Now, let $L_1,L_2$ be the lines we want, and let $E(e), F(f)$ be the intersection point of "$L$ and $L_1$" and "$L$ and $L_2$" respectively.
Hence, we have $$e=d+iak, f=d-ika.$$ (Do you see why? Again, drawing figures will help you.)
Noting that the line which passes through $\alpha,\beta$ represents $$(\bar{\beta}-\bar{\alpha})z-(\beta-\alpha)\bar{z}=\bar{\beta}\alpha-\beta\bar{\alpha},$$ we know $L_1$ is represented as $$(\bar{e}-\bar{c})z-(e-c)\bar{z}=\bar ec-e\bar c$$ $$\iff (\bar d-\bar aki-\bar{c})z-(d+iak-c)\bar{z}=(\bar d-\bar aki)c-(d+iak)\bar c$$
Setting $\bar d=\bar c-k\bar a$ in this and dividing the both sides by $k(\not=0)$ gives us $$\bar a(1+i)(z-c)+a(i-1)(\bar z-\bar c)=0$$ Dividing the both sides by $a\bar a(1+i)$ gives us $$\frac{z-c}{a}+\frac{\bar z-\bar c}{\bar a}\times\frac{i-1}{1+i}=0.$$ Noting $(i-1)/(1+i)=i$, this is what we want.

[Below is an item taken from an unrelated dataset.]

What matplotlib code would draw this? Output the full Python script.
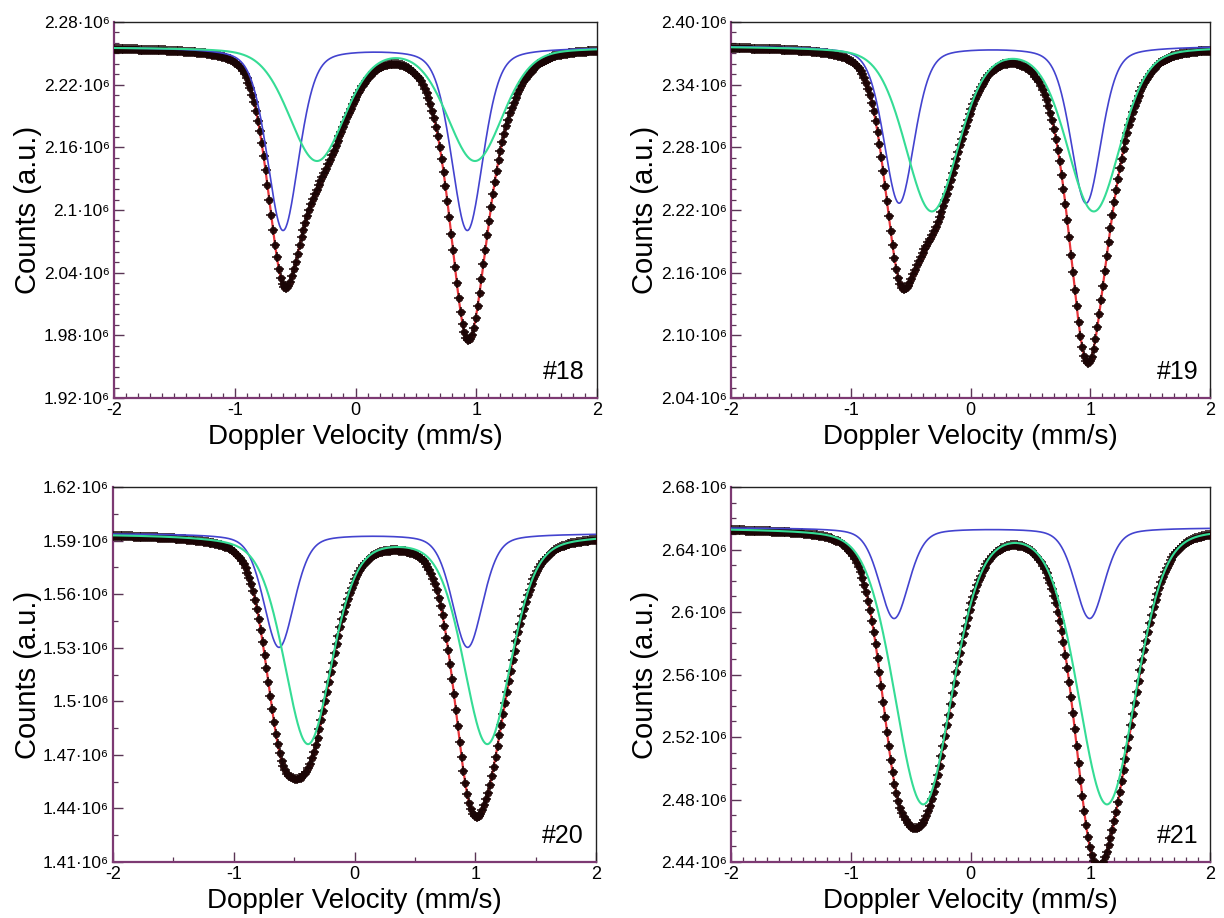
import numpy as np
import matplotlib
matplotlib.use("Agg")
import matplotlib.pyplot as plt
from matplotlib.ticker import MultipleLocator

plt.rcParams['font.family'] = ['Liberation Sans', 'DejaVu Sans']

# ---------------- data ----------------
panel_labels = ["#18", "#19", "#20", "#21"]
# baseline counts (x1e6)
baselines = [2.256, 2.377, 1.594, 2.654]
# blue doublet: line positions (mm/s), depth (x1e6), HWHM (mm/s)
blue_centers = [[-0.60, 0.926], [-0.596, 0.965], [-0.625, 0.937], [-0.638, 0.995]]
blue_depths = [0.175, 0.150, 0.0636, 0.058]
blue_widths = [0.155, 0.150, 0.150, 0.147]
blue_eta = [0.35, 0.35, 0.35, 0.35]
# green doublet
green_centers = [[-0.32, 0.99], [-0.323, 1.03], [-0.385, 1.10], [-0.395, 1.14]]
green_depths = [0.108, 0.157, 0.117, 0.176]
green_widths = [0.27, 0.26, 0.235, 0.28]
green_eta = [0.25, 0.25, 0.35, 0.20]
# axis ranges & ticks (x1e6)
y_limits = [(1.92, 2.28), (2.04, 2.40), (1.41, 1.62), (2.44, 2.68)]
y_ticks = [[1.92, 1.98, 2.04, 2.10, 2.16, 2.22, 2.28],
           [2.04, 2.10, 2.16, 2.22, 2.28, 2.34, 2.40],
           [1.41, 1.44, 1.47, 1.50, 1.53, 1.56, 1.59, 1.62],
           [2.44, 2.48, 2.52, 2.56, 2.60, 2.64, 2.68]]
y_ticklabels = [["1.92·10⁶", "1.98·10⁶", "2.04·10⁶", "2.1·10⁶", "2.16·10⁶", "2.22·10⁶", "2.28·10⁶"],
                ["2.04·10⁶", "2.10·10⁶", "2.16·10⁶", "2.22·10⁶", "2.28·10⁶", "2.34·10⁶", "2.40·10⁶"],
                ["1.41·10⁶", "1.44·10⁶", "1.47·10⁶", "1.5·10⁶", "1.53·10⁶", "1.56·10⁶", "1.59·10⁶", "1.62·10⁶"],
                ["2.44·10⁶", "2.48·10⁶", "2.52·10⁶", "2.56·10⁶", "2.6·10⁶", "2.64·10⁶", "2.68·10⁶"]]
y_minor = [0.01, 0.01, 0.015, 0.01]
x_minor = [0.1, 0.1, 0.5, 0.1]
x_ticks = [-2, -1, 0, 1, 2]
n_channels = 256


def doublet(v, centers, depth, hwhm, eta):
    out = np.zeros_like(v)
    for c in centers:
        d2 = (v - c) ** 2
        lor = hwhm ** 2 / (d2 + hwhm ** 2)
        gau = np.exp(-np.log(2) * d2 / hwhm ** 2)
        out += depth * (eta * lor + (1 - eta) * gau)
    return out


W, H = 1224, 918
fig = plt.figure(figsize=(W / 100, H / 100), dpi=100)
boxes = [(114, 22, 597, 398), (731, 22, 1210, 398),
         (113, 487, 596, 862), (731, 487, 1210, 862)]

purple = '#7d3a73'
red = '#e8353b'
blue = '#4343cf'
green = '#35dc95'

v_line = np.linspace(-2, 2, 801)
v_pts = np.linspace(-2, 2, n_channels)

for i in range(4):
    l, t, r, b = boxes[i]
    ax = fig.add_axes([l / W, 1 - b / H, (r - l) / W, (b - t) / H])
    base = baselines[i]
    bl = doublet(v_line, blue_centers[i], blue_depths[i], blue_widths[i], blue_eta[i])
    gl = doublet(v_line, green_centers[i], green_depths[i], green_widths[i], green_eta[i])
    total = base - bl - gl
    bp = doublet(v_pts, blue_centers[i], blue_depths[i], blue_widths[i], blue_eta[i])
    gp = doublet(v_pts, green_centers[i], green_depths[i], green_widths[i], green_eta[i])
    pts = base - bp - gp

    ax.plot(v_line, total * 1e6, color=red, lw=1.6, zorder=2)
    ax.plot(v_pts, pts * 1e6, 'o', ms=4.8, color='#2e0b0b', mec='#1a0505', mew=0.5, zorder=3)
    ax.plot(v_pts, pts * 1e6, '+', ms=7.5, color='#1a0505', mew=1.1, zorder=3)
    ax.plot(v_line, (base - bl) * 1e6, color=blue, lw=1.2, zorder=4)
    ax.plot(v_line, (base - gl) * 1e6, color=green, lw=1.5, zorder=5)

    ax.set_xlim(-2, 2)
    ax.set_ylim(y_limits[i][0] * 1e6, y_limits[i][1] * 1e6)
    ax.set_xticks(x_ticks)
    ax.set_xticklabels([str(x) for x in x_ticks], fontsize=13)
    ax.xaxis.set_minor_locator(MultipleLocator(x_minor[i]))
    ax.set_yticks([y * 1e6 for y in y_ticks[i]])
    ax.set_yticklabels(y_ticklabels[i], fontsize=12.5)
    ax.yaxis.set_minor_locator(MultipleLocator(y_minor[i] * 1e6))
    ax.tick_params(which='both', direction='in', top=False, right=False, color='#5a3555')
    ax.tick_params(which='major', length=7, width=1.0)
    ax.tick_params(which='minor', length=3.5, width=0.9)
    ax.tick_params(axis='y', pad=3)
    ax.tick_params(axis='x', pad=3)
    for s in ['left', 'bottom']:
        ax.spines[s].set_color(purple)
        ax.spines[s].set_linewidth(1.6)
    for s in ['top', 'right']:
        ax.spines[s].set_color('#222222')
        ax.spines[s].set_linewidth(1.0)

    ax.set_ylabel("Counts (a.u.)", fontsize=21)
    ax.yaxis.set_label_coords(-(l - 42) / (r - l) if l < 200 else -(l - 659) / (r - l), 0.5)
    ax.set_xlabel("Doppler Velocity (mm/s)", fontsize=20)
    ax.xaxis.set_label_coords(0.5, -0.068)
    ax.text(0.975, 0.07, panel_labels[i], transform=ax.transAxes, ha='right', va='center',
            fontsize=18)

fig.savefig("out.png", dpi=100)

We can repeat the same argument as above for $L_2$, so we can prove it for the $k\not=0$ case.
Finally, I'm going to mention the $k=0$ case. This means that $c$ is on $L$. Hence, $L_1$ is a line which passes through $c$ and $c+a-ia.$ So, we can repeat the same argument as above. Q.E.D.